• Set task:
Give every line again exactly as it appears, please, but not the pictures.

─── Material provided

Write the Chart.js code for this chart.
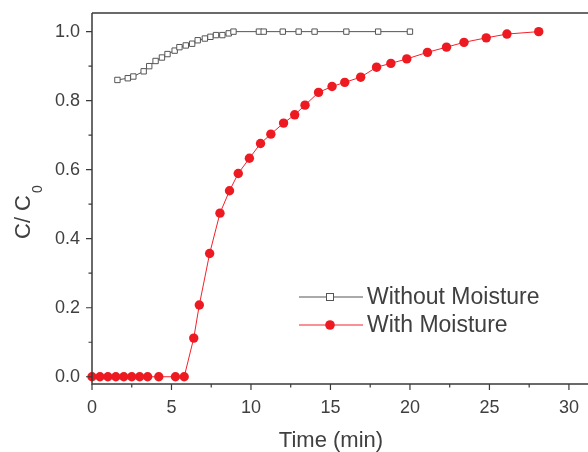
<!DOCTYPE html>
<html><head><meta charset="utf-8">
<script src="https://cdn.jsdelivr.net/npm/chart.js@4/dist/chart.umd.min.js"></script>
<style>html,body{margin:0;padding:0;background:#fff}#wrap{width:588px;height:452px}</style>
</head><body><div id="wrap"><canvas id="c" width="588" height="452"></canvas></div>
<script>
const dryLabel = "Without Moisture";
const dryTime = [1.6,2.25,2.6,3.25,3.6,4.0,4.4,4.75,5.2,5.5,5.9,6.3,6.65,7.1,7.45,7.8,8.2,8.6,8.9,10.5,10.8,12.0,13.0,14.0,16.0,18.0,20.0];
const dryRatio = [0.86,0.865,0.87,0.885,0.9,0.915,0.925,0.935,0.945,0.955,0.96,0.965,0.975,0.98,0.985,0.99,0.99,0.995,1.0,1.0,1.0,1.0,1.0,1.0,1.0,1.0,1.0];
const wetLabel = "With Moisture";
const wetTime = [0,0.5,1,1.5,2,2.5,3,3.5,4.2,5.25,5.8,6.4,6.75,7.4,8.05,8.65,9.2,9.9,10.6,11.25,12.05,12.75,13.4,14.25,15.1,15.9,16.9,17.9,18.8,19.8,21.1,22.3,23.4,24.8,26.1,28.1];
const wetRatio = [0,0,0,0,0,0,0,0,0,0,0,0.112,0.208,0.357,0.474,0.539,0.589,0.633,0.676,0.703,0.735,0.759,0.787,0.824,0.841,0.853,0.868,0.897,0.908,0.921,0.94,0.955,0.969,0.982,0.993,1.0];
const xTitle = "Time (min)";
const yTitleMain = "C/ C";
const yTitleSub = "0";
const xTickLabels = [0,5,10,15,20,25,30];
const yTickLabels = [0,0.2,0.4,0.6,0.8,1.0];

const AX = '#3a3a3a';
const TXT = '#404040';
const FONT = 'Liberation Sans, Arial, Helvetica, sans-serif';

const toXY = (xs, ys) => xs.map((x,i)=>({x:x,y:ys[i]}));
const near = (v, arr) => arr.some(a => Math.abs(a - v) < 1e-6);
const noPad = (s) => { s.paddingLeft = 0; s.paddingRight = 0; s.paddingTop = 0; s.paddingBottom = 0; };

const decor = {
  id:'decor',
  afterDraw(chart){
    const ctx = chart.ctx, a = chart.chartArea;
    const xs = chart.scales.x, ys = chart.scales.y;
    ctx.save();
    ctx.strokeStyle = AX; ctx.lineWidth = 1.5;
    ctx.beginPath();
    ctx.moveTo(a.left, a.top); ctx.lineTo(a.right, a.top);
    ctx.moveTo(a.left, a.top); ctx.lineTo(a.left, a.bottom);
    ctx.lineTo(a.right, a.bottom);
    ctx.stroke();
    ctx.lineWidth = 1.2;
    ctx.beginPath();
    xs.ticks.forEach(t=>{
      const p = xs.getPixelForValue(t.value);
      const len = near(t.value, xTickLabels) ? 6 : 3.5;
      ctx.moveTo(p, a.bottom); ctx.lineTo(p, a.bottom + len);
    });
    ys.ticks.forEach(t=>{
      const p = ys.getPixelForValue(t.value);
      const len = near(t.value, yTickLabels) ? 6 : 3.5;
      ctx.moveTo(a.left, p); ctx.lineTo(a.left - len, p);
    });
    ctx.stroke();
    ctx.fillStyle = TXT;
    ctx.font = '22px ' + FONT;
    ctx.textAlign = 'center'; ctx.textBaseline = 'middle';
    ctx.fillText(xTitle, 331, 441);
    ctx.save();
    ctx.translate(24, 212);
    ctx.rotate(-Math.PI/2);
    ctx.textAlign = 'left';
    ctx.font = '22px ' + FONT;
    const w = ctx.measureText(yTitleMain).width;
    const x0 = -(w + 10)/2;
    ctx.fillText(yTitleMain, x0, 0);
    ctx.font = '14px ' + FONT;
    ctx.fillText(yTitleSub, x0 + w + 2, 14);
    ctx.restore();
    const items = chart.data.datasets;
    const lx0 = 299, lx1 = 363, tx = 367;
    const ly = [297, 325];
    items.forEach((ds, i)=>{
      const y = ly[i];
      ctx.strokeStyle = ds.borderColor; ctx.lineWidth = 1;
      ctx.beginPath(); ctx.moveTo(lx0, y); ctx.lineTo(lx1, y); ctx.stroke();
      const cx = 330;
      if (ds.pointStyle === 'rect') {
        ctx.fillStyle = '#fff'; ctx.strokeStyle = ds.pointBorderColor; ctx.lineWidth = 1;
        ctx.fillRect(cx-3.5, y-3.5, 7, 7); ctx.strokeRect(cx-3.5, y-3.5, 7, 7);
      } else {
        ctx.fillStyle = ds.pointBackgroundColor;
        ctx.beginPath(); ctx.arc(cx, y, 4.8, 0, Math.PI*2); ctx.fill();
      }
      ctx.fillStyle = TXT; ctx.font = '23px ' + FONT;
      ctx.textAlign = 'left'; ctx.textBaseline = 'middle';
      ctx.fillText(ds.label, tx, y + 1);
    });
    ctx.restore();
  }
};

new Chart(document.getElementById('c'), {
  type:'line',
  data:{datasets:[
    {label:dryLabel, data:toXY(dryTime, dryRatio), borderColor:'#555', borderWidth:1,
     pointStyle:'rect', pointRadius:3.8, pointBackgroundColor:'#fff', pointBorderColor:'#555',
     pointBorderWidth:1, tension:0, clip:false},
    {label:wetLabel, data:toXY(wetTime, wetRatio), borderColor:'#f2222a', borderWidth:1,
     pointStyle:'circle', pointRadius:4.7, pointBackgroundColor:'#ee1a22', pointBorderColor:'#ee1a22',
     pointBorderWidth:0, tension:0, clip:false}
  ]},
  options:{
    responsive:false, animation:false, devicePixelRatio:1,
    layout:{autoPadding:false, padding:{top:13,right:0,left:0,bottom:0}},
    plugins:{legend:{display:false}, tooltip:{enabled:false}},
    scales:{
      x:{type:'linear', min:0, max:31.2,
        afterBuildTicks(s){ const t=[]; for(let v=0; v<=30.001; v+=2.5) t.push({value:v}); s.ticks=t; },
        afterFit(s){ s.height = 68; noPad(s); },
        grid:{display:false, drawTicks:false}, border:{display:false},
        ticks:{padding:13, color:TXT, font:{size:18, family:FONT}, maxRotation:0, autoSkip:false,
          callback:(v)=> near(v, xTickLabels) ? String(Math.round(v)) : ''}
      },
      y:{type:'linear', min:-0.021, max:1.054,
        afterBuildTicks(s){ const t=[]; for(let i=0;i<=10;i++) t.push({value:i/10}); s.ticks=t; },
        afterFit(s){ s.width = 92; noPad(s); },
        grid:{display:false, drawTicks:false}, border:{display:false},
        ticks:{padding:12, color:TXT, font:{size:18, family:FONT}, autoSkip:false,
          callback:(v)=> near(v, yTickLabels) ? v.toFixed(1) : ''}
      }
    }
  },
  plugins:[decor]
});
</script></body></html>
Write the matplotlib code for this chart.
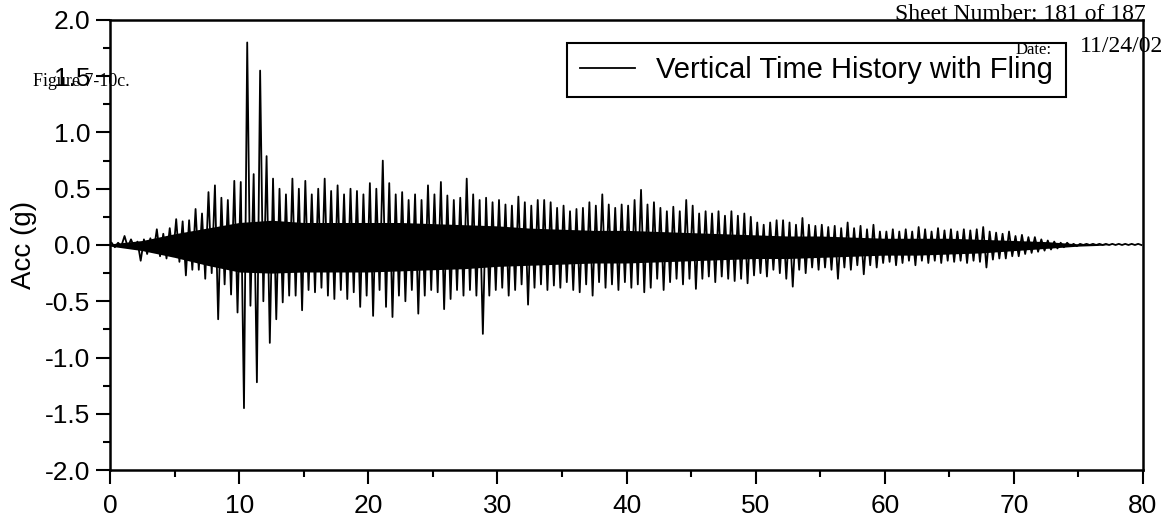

──────

• Complete output:
Write the Chart.js code for this chart.
<!DOCTYPE html>
<html><head><meta charset="utf-8">
<script src="https://cdn.jsdelivr.net/npm/chart.js@4/dist/chart.umd.min.js"></script>
<style>html,body{margin:0;padding:0;background:#fff}#wrap{width:588px;height:452px}</style>
</head><body><div id="wrap"><canvas id="c" width="588" height="452"></canvas></div>
<script>
const dryLabel = "Without Moisture";
const dryTime = [1.6,2.25,2.6,3.25,3.6,4.0,4.4,4.75,5.2,5.5,5.9,6.3,6.65,7.1,7.45,7.8,8.2,8.6,8.9,10.5,10.8,12.0,13.0,14.0,16.0,18.0,20.0];
const dryRatio = [0.86,0.865,0.87,0.885,0.9,0.915,0.925,0.935,0.945,0.955,0.96,0.965,0.975,0.98,0.985,0.99,0.99,0.995,1.0,1.0,1.0,1.0,1.0,1.0,1.0,1.0,1.0];
const wetLabel = "With Moisture";
const wetTime = [0,0.5,1,1.5,2,2.5,3,3.5,4.2,5.25,5.8,6.4,6.75,7.4,8.05,8.65,9.2,9.9,10.6,11.25,12.05,12.75,13.4,14.25,15.1,15.9,16.9,17.9,18.8,19.8,21.1,22.3,23.4,24.8,26.1,28.1];
const wetRatio = [0,0,0,0,0,0,0,0,0,0,0,0.112,0.208,0.357,0.474,0.539,0.589,0.633,0.676,0.703,0.735,0.759,0.787,0.824,0.841,0.853,0.868,0.897,0.908,0.921,0.94,0.955,0.969,0.982,0.993,1.0];
const xTitle = "Time (min)";
const yTitleMain = "C/ C";
const yTitleSub = "0";
const xTickLabels = [0,5,10,15,20,25,30];
const yTickLabels = [0,0.2,0.4,0.6,0.8,1.0];

const AX = '#3a3a3a';
const TXT = '#404040';
const FONT = 'Liberation Sans, Arial, Helvetica, sans-serif';

const toXY = (xs, ys) => xs.map((x,i)=>({x:x,y:ys[i]}));
const near = (v, arr) => arr.some(a => Math.abs(a - v) < 1e-6);
const noPad = (s) => { s.paddingLeft = 0; s.paddingRight = 0; s.paddingTop = 0; s.paddingBottom = 0; };

const decor = {
  id:'decor',
  afterDraw(chart){
    const ctx = chart.ctx, a = chart.chartArea;
    const xs = chart.scales.x, ys = chart.scales.y;
    ctx.save();
    ctx.strokeStyle = AX; ctx.lineWidth = 1.5;
    ctx.beginPath();
    ctx.moveTo(a.left, a.top); ctx.lineTo(a.right, a.top);
    ctx.moveTo(a.left, a.top); ctx.lineTo(a.left, a.bottom);
    ctx.lineTo(a.right, a.bottom);
    ctx.stroke();
    ctx.lineWidth = 1.2;
    ctx.beginPath();
    xs.ticks.forEach(t=>{
      const p = xs.getPixelForValue(t.value);
      const len = near(t.value, xTickLabels) ? 6 : 3.5;
      ctx.moveTo(p, a.bottom); ctx.lineTo(p, a.bottom + len);
    });
    ys.ticks.forEach(t=>{
      const p = ys.getPixelForValue(t.value);
      const len = near(t.value, yTickLabels) ? 6 : 3.5;
      ctx.moveTo(a.left, p); ctx.lineTo(a.left - len, p);
    });
    ctx.stroke();
    ctx.fillStyle = TXT;
    ctx.font = '22px ' + FONT;
    ctx.textAlign = 'center'; ctx.textBaseline = 'middle';
    ctx.fillText(xTitle, 331, 441);
    ctx.save();
    ctx.translate(24, 212);
    ctx.rotate(-Math.PI/2);
    ctx.textAlign = 'left';
    ctx.font = '22px ' + FONT;
    const w = ctx.measureText(yTitleMain).width;
    const x0 = -(w + 10)/2;
    ctx.fillText(yTitleMain, x0, 0);
    ctx.font = '14px ' + FONT;
    ctx.fillText(yTitleSub, x0 + w + 2, 14);
    ctx.restore();
    const items = chart.data.datasets;
    const lx0 = 299, lx1 = 363, tx = 367;
    const ly = [297, 325];
    items.forEach((ds, i)=>{
      const y = ly[i];
      ctx.strokeStyle = ds.borderColor; ctx.lineWidth = 1;
      ctx.beginPath(); ctx.moveTo(lx0, y); ctx.lineTo(lx1, y); ctx.stroke();
      const cx = 330;
      if (ds.pointStyle === 'rect') {
        ctx.fillStyle = '#fff'; ctx.strokeStyle = ds.pointBorderColor; ctx.lineWidth = 1;
        ctx.fillRect(cx-3.5, y-3.5, 7, 7); ctx.strokeRect(cx-3.5, y-3.5, 7, 7);
      } else {
        ctx.fillStyle = ds.pointBackgroundColor;
        ctx.beginPath(); ctx.arc(cx, y, 4.8, 0, Math.PI*2); ctx.fill();
      }
      ctx.fillStyle = TXT; ctx.font = '23px ' + FONT;
      ctx.textAlign = 'left'; ctx.textBaseline = 'middle';
      ctx.fillText(ds.label, tx, y + 1);
    });
    ctx.restore();
  }
};

new Chart(document.getElementById('c'), {
  type:'line',
  data:{datasets:[
    {label:dryLabel, data:toXY(dryTime, dryRatio), borderColor:'#555', borderWidth:1,
     pointStyle:'rect', pointRadius:3.8, pointBackgroundColor:'#fff', pointBorderColor:'#555',
     pointBorderWidth:1, tension:0, clip:false},
    {label:wetLabel, data:toXY(wetTime, wetRatio), borderColor:'#f2222a', borderWidth:1,
     pointStyle:'circle', pointRadius:4.7, pointBackgroundColor:'#ee1a22', pointBorderColor:'#ee1a22',
     pointBorderWidth:0, tension:0, clip:false}
  ]},
  options:{
    responsive:false, animation:false, devicePixelRatio:1,
    layout:{autoPadding:false, padding:{top:13,right:0,left:0,bottom:0}},
    plugins:{legend:{display:false}, tooltip:{enabled:false}},
    scales:{
      x:{type:'linear', min:0, max:31.2,
        afterBuildTicks(s){ const t=[]; for(let v=0; v<=30.001; v+=2.5) t.push({value:v}); s.ticks=t; },
        afterFit(s){ s.height = 68; noPad(s); },
        grid:{display:false, drawTicks:false}, border:{display:false},
        ticks:{padding:13, color:TXT, font:{size:18, family:FONT}, maxRotation:0, autoSkip:false,
          callback:(v)=> near(v, xTickLabels) ? String(Math.round(v)) : ''}
      },
      y:{type:'linear', min:-0.021, max:1.054,
        afterBuildTicks(s){ const t=[]; for(let i=0;i<=10;i++) t.push({value:i/10}); s.ticks=t; },
        afterFit(s){ s.width = 92; noPad(s); },
        grid:{display:false, drawTicks:false}, border:{display:false},
        ticks:{padding:12, color:TXT, font:{size:18, family:FONT}, autoSkip:false,
          callback:(v)=> near(v, yTickLabels) ? v.toFixed(1) : ''}
      }
    }
  },
  plugins:[decor]
});
</script></body></html>
Write the matplotlib code for this chart.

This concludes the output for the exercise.